Terry, standing trial at Westminster Magistrates Court in London, denies committing a racially aggravated public order offence. He has told the court he was sarcastically repeating words he thought Ferdinand had said to him.
Left-back Cole, taking the witness stand, said the allegations should not have been taken to court.
"I think we shouldn't be sitting here," said Cole, who is mixed-race.
While racism should never be tolerated, "if I repeated something that I thought you said, that's totally different than if someone just says something", he told the court.
He said Terry was an inspirational captain and one of the best because he remained cool, calm and collected when others might not.
Cole said Terry had never reacted to taunts on the pitch about an alleged affair with the mother of the former team-mate Wayne Bridge's child.
Cole said that during the match in question, Ferdinand made a fist gesture to imply sex and said something "I can't make out -- him either saying Bridgey or black."
He said he did not hear Terry saying anything in response.
Cole said he thought Ferdinand's behaviour was "not necessary" and did not shake his hand afterwards.
Later during the match, Terry told Cole he thought Ferdinand had accused him of a racial slur.
After the game, Cole was present when Terry asked Ferdinand about the incident.
The defender said the situation was "hard" as he was friends with Terry and both Anton Ferdinand and his elder brother Rio, the Manchester United and England centre-back.
In a written character witness statement, Jose Mourinho said Terry had an excellent relationship with other players, regardless of their ethnicity, when the Portuguese manager was in charge of Chelsea between 2004 and 2009.
Mourinho, now the boss of Spanish champions Real Madrid, said Terry had played a leading role in championing the FA's anti-racism campaigns.
"I never once witnessed any demonstration of racism or racial abuse or behaviour," he said.
"I am certain that John Terry is not a racist."
"I have never heard John Terry use any form of racist language and have never heard any suggestion that he may have done so," it said.
Ex-Chelsea assistant manager Ray Wilkins said Terry acted as a peacemaker in training when players fell out.
The former England captain said Terry had faced some "unmerciful criticism" down the years and he had never seen him react.
Terry, giving evidence on the third day of his trial, said he wanted to speak swiftly to the police and to the Football Association, the sport's governing body in England, to address the allegations.
"I was keen to go forward with my police statement, my FA statement.
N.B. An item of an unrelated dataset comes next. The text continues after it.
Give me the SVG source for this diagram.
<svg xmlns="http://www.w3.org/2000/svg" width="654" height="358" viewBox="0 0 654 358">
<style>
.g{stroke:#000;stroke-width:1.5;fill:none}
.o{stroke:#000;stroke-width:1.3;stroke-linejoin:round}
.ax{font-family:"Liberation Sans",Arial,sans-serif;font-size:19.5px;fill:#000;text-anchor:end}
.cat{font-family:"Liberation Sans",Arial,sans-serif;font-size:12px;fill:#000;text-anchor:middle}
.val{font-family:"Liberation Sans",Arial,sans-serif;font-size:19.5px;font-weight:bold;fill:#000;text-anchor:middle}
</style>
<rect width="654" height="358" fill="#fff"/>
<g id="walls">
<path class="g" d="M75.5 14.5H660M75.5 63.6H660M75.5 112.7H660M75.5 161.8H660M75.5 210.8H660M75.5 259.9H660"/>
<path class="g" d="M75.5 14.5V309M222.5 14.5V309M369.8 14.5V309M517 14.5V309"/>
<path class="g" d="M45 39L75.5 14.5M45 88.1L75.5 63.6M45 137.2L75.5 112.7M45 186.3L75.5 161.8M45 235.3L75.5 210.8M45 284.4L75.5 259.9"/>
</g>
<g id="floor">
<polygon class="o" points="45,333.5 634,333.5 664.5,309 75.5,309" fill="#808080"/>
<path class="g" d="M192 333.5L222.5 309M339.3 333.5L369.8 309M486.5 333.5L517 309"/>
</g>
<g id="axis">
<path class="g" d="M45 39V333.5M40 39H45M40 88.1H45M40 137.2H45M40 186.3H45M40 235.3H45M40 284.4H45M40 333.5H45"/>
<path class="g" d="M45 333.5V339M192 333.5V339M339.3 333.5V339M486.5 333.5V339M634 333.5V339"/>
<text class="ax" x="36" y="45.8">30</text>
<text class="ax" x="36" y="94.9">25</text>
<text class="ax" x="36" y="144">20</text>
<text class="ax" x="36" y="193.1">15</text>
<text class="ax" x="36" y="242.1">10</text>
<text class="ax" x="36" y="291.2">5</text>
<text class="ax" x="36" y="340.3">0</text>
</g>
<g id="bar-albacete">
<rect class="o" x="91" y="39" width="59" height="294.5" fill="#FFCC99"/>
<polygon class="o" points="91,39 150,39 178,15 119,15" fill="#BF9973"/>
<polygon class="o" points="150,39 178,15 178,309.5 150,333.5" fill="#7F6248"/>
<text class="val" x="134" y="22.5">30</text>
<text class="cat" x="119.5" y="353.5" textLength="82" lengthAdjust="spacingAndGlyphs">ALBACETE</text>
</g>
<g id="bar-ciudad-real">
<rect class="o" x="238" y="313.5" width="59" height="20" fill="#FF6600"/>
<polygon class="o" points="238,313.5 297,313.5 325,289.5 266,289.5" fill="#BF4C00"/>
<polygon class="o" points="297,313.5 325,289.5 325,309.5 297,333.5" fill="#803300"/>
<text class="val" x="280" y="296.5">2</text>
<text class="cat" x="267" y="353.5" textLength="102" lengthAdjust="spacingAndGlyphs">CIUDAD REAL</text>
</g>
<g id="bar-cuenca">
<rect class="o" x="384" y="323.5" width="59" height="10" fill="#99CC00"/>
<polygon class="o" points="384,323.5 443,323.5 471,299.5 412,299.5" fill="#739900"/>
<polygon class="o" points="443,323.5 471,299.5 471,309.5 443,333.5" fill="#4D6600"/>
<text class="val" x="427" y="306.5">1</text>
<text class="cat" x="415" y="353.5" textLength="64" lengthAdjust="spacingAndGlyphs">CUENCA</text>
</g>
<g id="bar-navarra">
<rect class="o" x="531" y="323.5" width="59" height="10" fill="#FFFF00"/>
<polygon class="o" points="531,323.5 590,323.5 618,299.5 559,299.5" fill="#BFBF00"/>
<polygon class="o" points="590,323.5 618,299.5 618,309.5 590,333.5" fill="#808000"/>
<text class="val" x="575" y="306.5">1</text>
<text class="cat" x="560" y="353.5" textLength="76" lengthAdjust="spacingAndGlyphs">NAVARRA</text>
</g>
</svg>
If I had anything to hide I wouldn't have done that," he said.
"I knew there was nothing out there that would show that I had done anything wrong."
The former England captain said he made a statement before seeing any footage of the incident.
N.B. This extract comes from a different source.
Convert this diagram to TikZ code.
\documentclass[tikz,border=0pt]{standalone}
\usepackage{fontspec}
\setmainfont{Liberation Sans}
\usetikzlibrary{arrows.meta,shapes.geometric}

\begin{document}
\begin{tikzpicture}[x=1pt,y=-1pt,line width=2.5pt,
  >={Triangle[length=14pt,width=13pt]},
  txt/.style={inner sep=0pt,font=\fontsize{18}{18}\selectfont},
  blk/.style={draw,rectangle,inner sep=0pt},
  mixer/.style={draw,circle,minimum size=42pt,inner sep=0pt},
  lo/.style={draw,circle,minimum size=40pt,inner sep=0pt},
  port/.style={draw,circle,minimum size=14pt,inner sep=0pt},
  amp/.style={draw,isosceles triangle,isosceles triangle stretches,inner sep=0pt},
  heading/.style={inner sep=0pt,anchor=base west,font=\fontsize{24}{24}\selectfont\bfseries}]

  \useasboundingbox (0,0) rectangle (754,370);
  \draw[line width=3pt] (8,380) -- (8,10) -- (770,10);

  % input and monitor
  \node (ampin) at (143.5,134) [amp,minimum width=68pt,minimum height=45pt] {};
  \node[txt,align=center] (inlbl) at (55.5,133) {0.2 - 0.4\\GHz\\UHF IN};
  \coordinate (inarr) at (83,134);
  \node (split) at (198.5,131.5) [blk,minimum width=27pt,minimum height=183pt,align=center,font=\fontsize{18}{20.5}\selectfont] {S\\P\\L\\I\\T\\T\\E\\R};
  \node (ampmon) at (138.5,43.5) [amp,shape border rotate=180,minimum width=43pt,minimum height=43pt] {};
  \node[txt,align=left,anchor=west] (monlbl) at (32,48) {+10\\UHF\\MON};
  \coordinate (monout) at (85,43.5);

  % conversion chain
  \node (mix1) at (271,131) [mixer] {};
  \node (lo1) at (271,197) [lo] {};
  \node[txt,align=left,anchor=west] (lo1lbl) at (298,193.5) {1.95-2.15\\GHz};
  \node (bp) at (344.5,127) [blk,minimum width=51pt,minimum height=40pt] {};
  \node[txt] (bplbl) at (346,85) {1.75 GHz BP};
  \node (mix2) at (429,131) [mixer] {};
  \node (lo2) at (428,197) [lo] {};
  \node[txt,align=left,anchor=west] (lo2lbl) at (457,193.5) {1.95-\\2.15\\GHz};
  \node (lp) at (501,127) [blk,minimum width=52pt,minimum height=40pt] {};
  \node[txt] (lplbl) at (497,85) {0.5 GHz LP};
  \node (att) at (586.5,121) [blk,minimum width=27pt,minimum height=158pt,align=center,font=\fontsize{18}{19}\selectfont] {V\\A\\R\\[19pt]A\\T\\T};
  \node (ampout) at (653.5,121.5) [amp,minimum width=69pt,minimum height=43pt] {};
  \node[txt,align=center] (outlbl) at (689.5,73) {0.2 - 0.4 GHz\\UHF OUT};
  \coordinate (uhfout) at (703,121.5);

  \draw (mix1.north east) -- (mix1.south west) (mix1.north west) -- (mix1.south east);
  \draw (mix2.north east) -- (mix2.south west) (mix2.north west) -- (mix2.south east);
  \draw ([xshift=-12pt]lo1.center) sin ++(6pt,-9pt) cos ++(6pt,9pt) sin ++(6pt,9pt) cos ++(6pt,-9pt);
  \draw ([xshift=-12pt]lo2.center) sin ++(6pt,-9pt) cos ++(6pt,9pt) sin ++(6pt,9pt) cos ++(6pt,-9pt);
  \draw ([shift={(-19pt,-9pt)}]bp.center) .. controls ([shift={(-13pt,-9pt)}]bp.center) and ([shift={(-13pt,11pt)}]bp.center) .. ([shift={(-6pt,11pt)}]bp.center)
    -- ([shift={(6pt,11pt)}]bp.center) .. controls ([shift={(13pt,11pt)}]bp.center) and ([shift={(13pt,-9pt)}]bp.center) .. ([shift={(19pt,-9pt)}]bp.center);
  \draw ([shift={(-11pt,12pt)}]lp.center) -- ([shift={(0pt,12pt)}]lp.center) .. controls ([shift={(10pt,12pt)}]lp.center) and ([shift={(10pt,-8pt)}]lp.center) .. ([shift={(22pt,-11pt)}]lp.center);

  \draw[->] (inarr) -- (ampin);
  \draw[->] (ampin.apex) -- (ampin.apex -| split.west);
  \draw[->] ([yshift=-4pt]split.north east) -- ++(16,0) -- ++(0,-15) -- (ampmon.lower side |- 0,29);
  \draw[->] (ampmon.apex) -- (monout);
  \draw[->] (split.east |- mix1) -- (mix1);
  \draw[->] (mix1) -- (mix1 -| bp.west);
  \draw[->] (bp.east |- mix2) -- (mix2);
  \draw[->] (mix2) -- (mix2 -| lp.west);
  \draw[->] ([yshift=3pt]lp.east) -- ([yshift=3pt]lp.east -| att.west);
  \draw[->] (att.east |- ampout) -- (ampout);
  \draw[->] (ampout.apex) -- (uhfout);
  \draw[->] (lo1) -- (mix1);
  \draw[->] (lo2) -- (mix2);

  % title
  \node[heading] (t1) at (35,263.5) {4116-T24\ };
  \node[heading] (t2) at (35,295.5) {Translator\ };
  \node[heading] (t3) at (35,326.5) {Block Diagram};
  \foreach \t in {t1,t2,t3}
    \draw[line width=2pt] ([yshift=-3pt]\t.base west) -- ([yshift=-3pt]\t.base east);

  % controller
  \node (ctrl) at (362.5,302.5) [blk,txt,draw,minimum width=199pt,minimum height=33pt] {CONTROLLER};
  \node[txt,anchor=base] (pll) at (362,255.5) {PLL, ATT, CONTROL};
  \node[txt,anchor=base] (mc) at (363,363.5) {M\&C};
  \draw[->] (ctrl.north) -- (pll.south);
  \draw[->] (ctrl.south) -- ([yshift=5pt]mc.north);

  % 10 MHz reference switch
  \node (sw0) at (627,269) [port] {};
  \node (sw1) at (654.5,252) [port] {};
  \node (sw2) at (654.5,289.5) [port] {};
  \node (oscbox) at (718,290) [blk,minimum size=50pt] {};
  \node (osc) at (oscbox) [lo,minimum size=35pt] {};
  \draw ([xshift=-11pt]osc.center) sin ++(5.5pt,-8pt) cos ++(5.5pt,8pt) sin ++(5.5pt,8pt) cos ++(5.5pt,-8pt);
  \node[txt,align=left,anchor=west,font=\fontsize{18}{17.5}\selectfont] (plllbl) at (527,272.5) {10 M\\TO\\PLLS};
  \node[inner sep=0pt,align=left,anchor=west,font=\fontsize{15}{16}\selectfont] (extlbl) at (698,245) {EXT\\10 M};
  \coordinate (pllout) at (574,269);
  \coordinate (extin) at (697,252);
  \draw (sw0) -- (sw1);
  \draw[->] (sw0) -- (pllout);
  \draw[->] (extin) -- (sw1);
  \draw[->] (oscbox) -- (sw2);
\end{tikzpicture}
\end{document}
The 31-year-old said he tried to call Rio Ferdinand, whom he partnered in England's central defence.
Prosecutor Duncan Penny said to Terry: "You might have got in touch with Mr Ferdinand and said 'Help me out here -- this is going completely nuts'."
Terry replied: "I did attempt to call Rio and he wouldn't take my call, I didn't have Anton's number."
If found guilty, Terry could be fined up to £2,500 ($3,850, 3,150 euros).
The trial continues Thursday, when the prosecution and the defence are expected to sum up their arguments.